Even Hoge's wife, Kelly, won't be allowed on site at Colonial and can't travel with him when he takes his show on the road for the next tournaments.

"Regular everyday play won't be that much different," Hoge said. "The difficulty comes with the travel and the logistics of hotels and that stuff. As far as the golf goes, I think we're all ready to get back to a small sense of normalcy."

'Quiet' signs now unnecessary

Golf as compared to other pro sports is most suited to the quiet that will come in competition with no spectators allowed on courses.

"I've been first off a lot in my career and nobody's at the golf course anyway," Hoge said dryly. "So that won't be a whole lot different for me."

He played Colonial a week ago and saw the kind of course PGA Tour officials are reimagining in look and feel during this coronavirus age. Absent are grandstands and the kind of "builds" with corporate boxes and seating that normally surround Colonial's 18th green and line the par-3 13th hole.

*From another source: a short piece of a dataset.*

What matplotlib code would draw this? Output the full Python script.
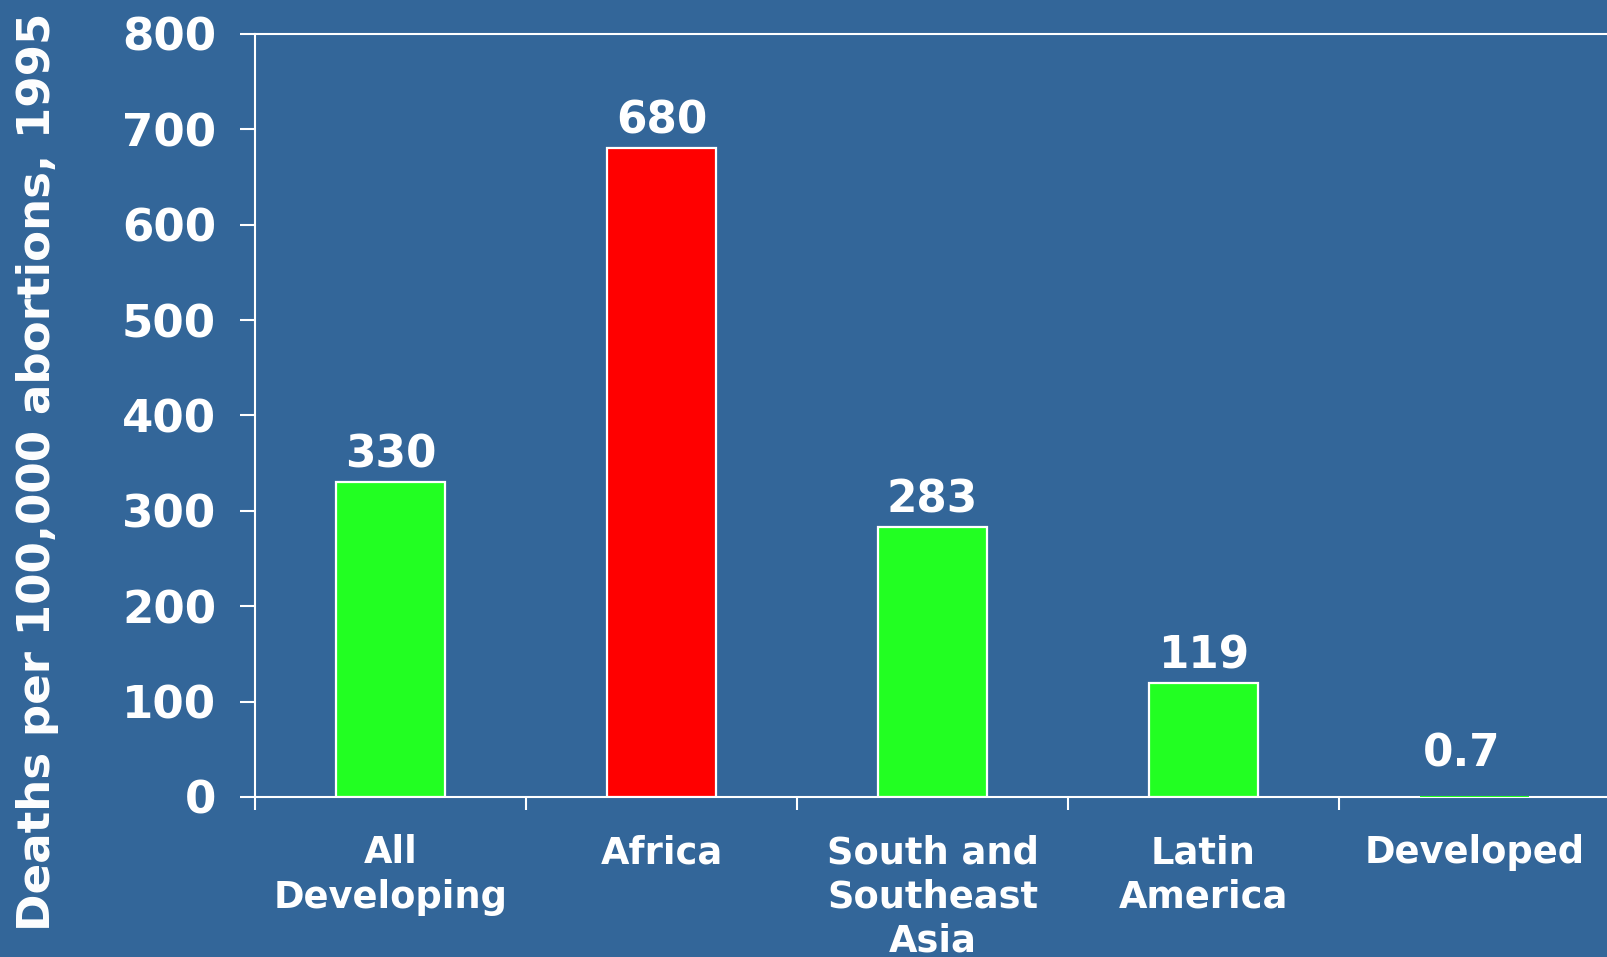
import numpy as np
import matplotlib
matplotlib.use("Agg")
import matplotlib.pyplot as plt

# --- data ---
regions = ["All\nDeveloping", "Africa", "South and\nSoutheast\nAsia", "Latin\nAmerica", "Developed"]
deaths = [330, 680, 283, 119, 0.7]
value_labels = ["330", "680", "283", "119", "0.7"]
bar_colors = ["#22FF22", "#FF0000", "#22FF22", "#22FF22", "#22FF22"]
yticks = [0, 100, 200, 300, 400, 500, 600, 700, 800]

BG = "#336699"
plt.rcParams["font.family"] = ["DejaVu Sans"]
plt.rcParams["font.weight"] = "bold"

fig = plt.figure(figsize=(16.07, 9.57), dpi=100, facecolor=BG)
ax = fig.add_axes([0.1587, 0.1672, 0.8432, 0.7973], facecolor=BG)

x = np.arange(len(regions))
# tiny bars get no outline so they don't show up as a thick line on the axis
edge_w = [1.6 if v > 2 else 0 for v in deaths]
ax.bar(x, deaths, width=0.405, color=bar_colors, edgecolor="white", linewidth=edge_w, zorder=3)

for xi, v, lab in zip(x, deaths, value_labels):
    off = 15 if v < 5 else 4
    dx = -9 if v < 5 else 0
    ax.annotate(lab, (xi, v), xytext=(dx, off), textcoords="offset points",
                ha="center", va="bottom", color="white", fontsize=31.5, fontweight="bold")

ax.set_xlim(-0.5, len(regions) - 0.5)
ax.set_ylim(0, 800)
ax.set_yticks(yticks)
ax.set_yticklabels([str(t) for t in yticks])

# category names centred, tick marks at category boundaries
ax.set_xticks(x)
ax.set_xticklabels(regions, linespacing=1.25)
ax.set_xticks(np.arange(len(regions)) - 0.5, minor=True)
ax.tick_params(axis="x", which="major", length=0, pad=27, labelsize=26.5, labelcolor="white")
ax.tick_params(axis="x", which="minor", length=9, width=1.5, color="white", direction="out")
ax.tick_params(axis="y", length=11, width=1.5, color="white", direction="out",
               pad=17, labelsize=32.5, labelcolor="white")

for side in ["left", "bottom", "top"]:
    ax.spines[side].set_color("white")
    ax.spines[side].set_linewidth(1.5)
ax.spines["right"].set_visible(False)

fig.text(0.0236, 0.507, "Deaths per 100,000 abortions, 1995", rotation=90,
         ha="center", va="center", color="white", fontsize=32.5, fontweight="bold")

fig.savefig("out.png", dpi=100, facecolor=BG)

Television viewers still will see abundant corporate signage. Tees, fairways and greens will be roped and staked, and electronic scoreboards will be located across the course in a setup that PGA Tour advance official John Mutch told the Golf Channel has a "real nostalgic, old-school feel."

Course's barren backdrop

When Hoge visited last week, he saw a course nearly unrecognizable for PGA Tour tournament play.

"There's nothing," he said. "There's TV towers up and that's all that is out there."

Colonial and other tournament courses that will be played in coming weeks won't just look unusual. They'll play differently as well when golfers stray beyond the ropes into rough untrampled by galleries and won't have grandstands there to bounce back errant shots.

"It might play a little more difficult just because the fans aren't there," Hoge said.

Mutch called preparations to resume the tour schedule at Colonial "monumental" these past two months.

"We have an opportunity to show the world we can do this and do it right," he said.